Count lines holding the string "this" in the data that follows. Reply with one number only.
##########
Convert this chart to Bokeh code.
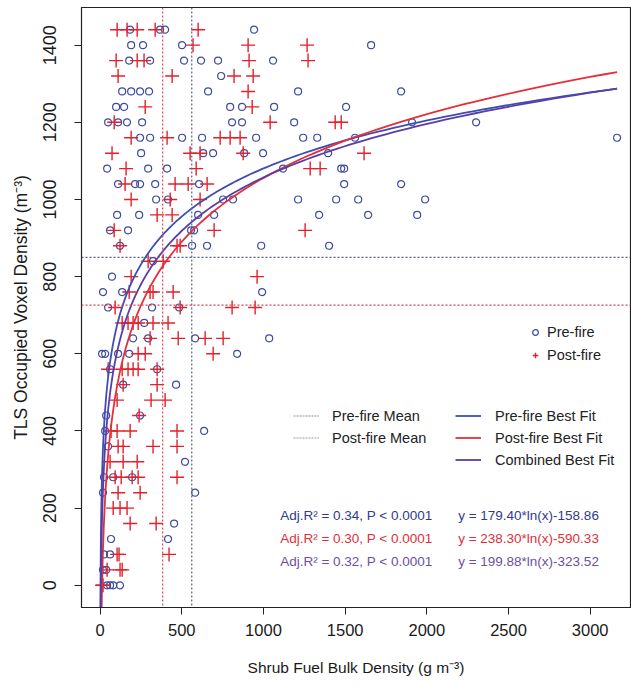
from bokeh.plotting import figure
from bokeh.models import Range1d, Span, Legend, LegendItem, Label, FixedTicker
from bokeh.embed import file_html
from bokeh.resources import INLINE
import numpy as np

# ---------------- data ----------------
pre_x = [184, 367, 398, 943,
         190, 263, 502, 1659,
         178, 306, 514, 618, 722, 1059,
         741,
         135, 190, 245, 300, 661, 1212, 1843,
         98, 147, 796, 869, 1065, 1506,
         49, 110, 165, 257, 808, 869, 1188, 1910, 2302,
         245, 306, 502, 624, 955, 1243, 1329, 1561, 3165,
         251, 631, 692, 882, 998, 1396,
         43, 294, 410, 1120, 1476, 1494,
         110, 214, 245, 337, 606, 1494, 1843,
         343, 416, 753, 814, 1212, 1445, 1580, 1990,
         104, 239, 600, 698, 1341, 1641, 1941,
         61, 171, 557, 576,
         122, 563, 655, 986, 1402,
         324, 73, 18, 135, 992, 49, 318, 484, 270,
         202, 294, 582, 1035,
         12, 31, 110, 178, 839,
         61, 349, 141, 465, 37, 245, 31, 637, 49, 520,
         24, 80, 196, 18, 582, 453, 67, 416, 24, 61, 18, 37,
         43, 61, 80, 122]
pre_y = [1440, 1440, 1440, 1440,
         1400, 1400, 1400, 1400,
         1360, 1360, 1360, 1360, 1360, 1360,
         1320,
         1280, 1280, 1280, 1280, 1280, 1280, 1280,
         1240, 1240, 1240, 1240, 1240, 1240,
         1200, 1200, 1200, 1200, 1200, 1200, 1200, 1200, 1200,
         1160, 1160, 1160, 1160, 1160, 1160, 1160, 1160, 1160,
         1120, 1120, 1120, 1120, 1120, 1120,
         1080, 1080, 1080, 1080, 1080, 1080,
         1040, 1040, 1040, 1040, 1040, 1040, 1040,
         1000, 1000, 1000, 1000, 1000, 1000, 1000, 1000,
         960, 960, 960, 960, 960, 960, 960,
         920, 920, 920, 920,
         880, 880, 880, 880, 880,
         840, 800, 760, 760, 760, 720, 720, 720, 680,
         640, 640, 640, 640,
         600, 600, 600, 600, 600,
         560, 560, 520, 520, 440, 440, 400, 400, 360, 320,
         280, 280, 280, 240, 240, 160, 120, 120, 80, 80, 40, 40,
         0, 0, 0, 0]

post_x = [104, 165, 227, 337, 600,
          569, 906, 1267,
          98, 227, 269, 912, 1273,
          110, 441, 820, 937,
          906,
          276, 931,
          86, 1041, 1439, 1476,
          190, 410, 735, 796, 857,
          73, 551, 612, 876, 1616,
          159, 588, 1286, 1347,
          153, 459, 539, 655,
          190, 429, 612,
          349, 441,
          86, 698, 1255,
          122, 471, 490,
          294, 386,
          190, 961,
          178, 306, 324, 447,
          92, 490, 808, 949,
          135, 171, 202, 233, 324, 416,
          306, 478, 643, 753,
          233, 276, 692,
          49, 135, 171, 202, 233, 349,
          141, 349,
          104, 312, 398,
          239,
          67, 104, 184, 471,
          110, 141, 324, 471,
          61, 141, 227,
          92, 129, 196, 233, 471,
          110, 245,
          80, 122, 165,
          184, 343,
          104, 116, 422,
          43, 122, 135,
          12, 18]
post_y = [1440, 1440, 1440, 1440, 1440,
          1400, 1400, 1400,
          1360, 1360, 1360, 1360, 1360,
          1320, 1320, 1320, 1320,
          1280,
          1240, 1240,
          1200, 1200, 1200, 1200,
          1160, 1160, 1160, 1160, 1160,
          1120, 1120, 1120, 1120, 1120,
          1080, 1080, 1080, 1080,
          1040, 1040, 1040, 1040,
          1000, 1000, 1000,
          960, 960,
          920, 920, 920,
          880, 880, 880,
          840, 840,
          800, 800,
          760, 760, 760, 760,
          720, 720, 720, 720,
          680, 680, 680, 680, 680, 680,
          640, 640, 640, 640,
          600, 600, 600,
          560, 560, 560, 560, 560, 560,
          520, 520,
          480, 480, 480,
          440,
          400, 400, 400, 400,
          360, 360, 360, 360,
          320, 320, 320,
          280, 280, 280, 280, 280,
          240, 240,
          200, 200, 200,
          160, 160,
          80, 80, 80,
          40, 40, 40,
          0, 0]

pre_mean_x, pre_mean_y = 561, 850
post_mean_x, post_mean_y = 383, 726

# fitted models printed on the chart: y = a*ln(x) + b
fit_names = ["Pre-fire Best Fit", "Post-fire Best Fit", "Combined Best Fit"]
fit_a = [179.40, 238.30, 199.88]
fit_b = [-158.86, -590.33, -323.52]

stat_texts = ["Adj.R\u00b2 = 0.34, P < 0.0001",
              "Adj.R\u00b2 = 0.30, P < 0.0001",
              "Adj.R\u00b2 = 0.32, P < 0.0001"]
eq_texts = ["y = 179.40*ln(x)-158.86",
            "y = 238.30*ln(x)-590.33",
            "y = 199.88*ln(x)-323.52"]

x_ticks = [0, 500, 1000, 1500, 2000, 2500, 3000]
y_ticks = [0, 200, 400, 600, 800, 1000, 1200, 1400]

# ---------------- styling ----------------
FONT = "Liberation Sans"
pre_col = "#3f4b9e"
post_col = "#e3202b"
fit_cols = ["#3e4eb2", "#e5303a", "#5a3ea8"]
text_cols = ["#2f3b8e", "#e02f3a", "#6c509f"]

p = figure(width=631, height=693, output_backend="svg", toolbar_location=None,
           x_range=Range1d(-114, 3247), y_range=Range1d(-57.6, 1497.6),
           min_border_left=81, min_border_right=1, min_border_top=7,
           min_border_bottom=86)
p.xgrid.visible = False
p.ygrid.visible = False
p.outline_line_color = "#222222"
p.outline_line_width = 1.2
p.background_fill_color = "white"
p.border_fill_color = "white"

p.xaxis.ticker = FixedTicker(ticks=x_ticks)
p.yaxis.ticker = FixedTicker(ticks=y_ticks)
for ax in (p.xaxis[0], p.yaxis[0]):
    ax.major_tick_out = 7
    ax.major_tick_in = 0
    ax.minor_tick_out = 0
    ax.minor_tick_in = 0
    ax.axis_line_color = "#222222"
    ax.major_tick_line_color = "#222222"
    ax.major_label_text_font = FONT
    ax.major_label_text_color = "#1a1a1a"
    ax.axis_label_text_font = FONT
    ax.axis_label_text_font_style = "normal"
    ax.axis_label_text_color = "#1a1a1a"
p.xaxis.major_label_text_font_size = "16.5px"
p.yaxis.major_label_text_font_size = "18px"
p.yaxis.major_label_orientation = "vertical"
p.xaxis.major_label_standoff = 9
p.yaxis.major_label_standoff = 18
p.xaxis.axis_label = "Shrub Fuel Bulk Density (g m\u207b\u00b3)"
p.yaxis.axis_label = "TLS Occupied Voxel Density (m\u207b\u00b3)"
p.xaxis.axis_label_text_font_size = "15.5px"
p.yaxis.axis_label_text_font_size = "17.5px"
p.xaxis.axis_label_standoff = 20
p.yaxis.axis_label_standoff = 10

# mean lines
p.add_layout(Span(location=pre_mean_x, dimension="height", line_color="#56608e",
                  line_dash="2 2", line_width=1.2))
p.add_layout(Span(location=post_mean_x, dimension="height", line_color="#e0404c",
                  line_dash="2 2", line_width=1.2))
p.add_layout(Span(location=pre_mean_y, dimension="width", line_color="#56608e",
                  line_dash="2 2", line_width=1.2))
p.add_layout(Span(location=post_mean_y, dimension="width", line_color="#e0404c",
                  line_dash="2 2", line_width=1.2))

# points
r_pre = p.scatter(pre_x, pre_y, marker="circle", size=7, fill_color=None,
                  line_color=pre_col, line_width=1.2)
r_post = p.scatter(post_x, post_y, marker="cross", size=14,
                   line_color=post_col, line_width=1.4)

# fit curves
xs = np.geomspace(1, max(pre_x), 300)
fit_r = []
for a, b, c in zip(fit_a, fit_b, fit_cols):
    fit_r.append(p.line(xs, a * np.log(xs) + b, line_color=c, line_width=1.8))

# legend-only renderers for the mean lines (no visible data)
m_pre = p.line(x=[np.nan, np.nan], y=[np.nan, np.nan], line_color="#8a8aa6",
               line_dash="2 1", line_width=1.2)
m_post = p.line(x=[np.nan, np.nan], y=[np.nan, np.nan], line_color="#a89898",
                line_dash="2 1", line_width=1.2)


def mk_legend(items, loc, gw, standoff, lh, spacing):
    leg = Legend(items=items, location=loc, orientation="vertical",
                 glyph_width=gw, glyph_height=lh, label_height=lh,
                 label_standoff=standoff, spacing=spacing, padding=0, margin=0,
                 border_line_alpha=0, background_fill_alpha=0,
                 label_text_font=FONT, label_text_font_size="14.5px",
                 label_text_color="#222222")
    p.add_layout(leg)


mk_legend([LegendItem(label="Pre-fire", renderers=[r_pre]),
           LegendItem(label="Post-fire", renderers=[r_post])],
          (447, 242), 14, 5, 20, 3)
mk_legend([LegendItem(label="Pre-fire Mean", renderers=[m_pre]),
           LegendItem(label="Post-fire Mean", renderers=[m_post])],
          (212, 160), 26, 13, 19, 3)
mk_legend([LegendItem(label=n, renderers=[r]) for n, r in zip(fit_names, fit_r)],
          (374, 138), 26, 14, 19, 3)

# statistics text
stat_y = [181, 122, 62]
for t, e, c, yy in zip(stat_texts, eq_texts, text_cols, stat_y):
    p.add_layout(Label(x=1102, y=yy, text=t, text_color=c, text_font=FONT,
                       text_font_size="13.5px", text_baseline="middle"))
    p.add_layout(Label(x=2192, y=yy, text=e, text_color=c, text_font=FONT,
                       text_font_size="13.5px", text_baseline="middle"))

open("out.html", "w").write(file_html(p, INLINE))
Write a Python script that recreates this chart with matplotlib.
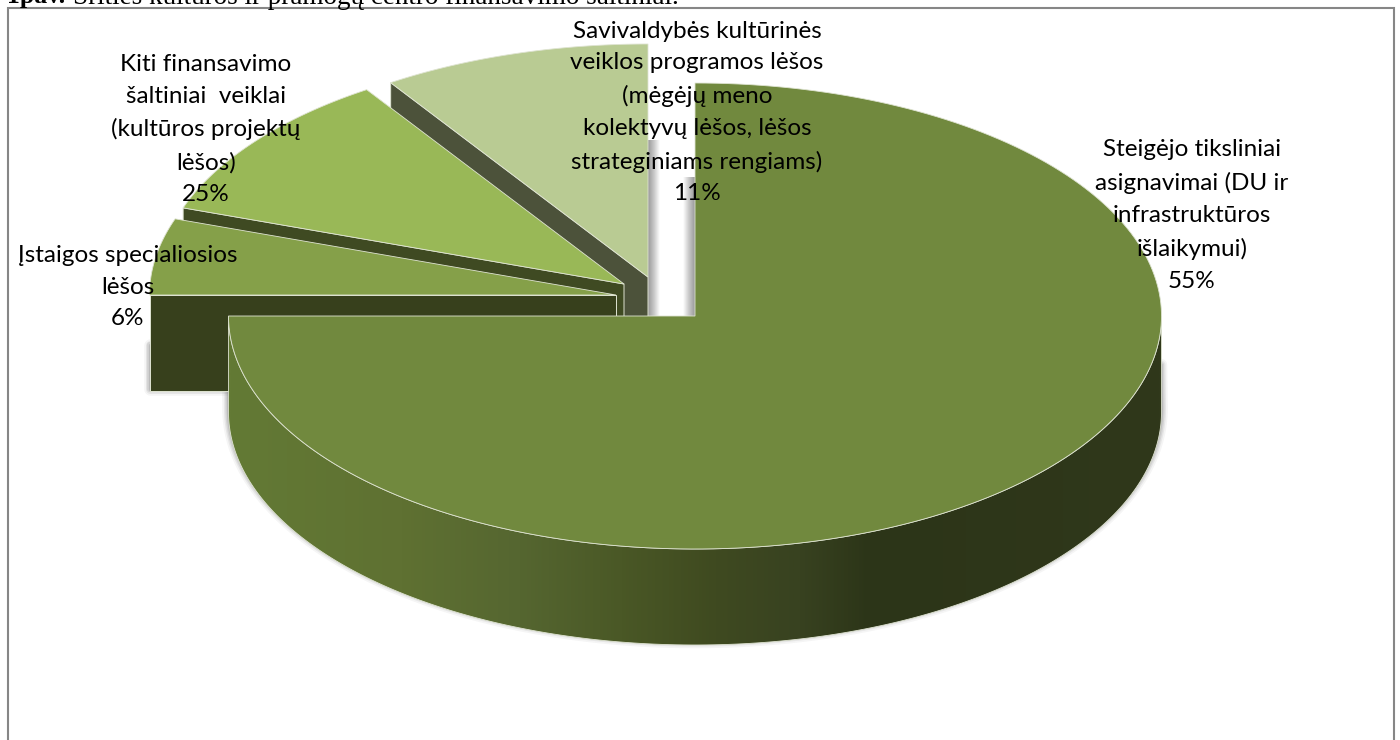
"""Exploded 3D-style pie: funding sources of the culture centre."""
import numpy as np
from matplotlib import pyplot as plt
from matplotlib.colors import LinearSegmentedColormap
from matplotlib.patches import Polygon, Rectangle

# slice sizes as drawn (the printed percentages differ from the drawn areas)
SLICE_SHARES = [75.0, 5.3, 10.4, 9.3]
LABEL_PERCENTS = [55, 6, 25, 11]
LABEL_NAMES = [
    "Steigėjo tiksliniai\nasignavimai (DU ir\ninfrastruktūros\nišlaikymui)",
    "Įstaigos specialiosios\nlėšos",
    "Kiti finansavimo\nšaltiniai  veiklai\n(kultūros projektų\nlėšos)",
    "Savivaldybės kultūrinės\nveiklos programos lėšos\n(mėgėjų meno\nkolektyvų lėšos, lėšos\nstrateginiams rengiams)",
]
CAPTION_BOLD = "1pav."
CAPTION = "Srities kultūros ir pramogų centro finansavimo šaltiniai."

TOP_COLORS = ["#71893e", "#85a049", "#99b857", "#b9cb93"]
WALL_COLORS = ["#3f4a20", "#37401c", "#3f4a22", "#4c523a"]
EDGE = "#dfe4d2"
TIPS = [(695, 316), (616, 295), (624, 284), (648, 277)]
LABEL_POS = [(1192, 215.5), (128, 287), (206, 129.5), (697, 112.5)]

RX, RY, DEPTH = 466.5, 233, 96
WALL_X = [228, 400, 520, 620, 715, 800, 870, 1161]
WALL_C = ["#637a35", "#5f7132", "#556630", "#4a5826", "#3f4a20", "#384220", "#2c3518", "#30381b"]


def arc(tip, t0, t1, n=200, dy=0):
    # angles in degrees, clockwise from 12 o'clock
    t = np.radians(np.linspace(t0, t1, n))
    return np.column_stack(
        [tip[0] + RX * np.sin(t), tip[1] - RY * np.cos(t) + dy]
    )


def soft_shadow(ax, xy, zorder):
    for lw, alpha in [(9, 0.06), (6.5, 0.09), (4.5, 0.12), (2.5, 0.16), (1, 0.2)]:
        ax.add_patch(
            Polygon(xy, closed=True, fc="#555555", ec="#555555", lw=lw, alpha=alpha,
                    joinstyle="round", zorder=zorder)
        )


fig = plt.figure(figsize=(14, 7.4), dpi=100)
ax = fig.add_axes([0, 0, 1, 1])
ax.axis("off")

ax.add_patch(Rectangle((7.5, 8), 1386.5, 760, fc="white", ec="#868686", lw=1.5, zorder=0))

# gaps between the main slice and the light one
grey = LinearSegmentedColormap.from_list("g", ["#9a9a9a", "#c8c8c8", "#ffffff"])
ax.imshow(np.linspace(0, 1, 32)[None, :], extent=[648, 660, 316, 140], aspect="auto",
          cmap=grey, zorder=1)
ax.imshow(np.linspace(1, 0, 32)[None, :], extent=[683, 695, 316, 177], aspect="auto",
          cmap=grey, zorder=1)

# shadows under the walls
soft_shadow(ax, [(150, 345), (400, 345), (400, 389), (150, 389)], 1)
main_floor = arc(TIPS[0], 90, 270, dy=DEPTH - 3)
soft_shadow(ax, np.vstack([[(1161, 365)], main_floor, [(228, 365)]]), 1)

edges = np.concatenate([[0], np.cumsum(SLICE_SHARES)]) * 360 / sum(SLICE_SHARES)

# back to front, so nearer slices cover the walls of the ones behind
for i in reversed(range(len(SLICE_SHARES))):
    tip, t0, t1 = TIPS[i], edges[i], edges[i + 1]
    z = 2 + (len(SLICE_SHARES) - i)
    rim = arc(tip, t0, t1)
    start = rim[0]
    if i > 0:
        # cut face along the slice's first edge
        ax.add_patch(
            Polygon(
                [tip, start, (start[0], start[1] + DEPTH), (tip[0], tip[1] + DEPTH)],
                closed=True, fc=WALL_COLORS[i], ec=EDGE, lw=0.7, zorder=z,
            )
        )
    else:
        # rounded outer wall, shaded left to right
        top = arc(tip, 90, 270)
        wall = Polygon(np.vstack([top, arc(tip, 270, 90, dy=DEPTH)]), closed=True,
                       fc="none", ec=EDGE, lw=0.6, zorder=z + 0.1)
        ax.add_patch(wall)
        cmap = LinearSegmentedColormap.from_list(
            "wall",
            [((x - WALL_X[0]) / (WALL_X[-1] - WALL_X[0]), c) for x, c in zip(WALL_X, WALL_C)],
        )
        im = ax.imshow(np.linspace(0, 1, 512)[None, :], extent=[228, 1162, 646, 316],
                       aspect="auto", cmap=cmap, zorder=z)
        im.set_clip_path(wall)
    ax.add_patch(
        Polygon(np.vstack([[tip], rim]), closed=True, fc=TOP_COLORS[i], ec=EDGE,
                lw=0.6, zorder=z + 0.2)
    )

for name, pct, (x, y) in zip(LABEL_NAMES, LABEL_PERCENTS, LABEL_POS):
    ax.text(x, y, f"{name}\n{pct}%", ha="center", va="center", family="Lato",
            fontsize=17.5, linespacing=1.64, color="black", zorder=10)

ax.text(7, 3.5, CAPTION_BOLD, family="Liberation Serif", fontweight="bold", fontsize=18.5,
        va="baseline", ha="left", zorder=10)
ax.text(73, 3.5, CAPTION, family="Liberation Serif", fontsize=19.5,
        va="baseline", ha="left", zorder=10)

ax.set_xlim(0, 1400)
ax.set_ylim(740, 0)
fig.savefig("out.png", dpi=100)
##########
# [Written solution]
2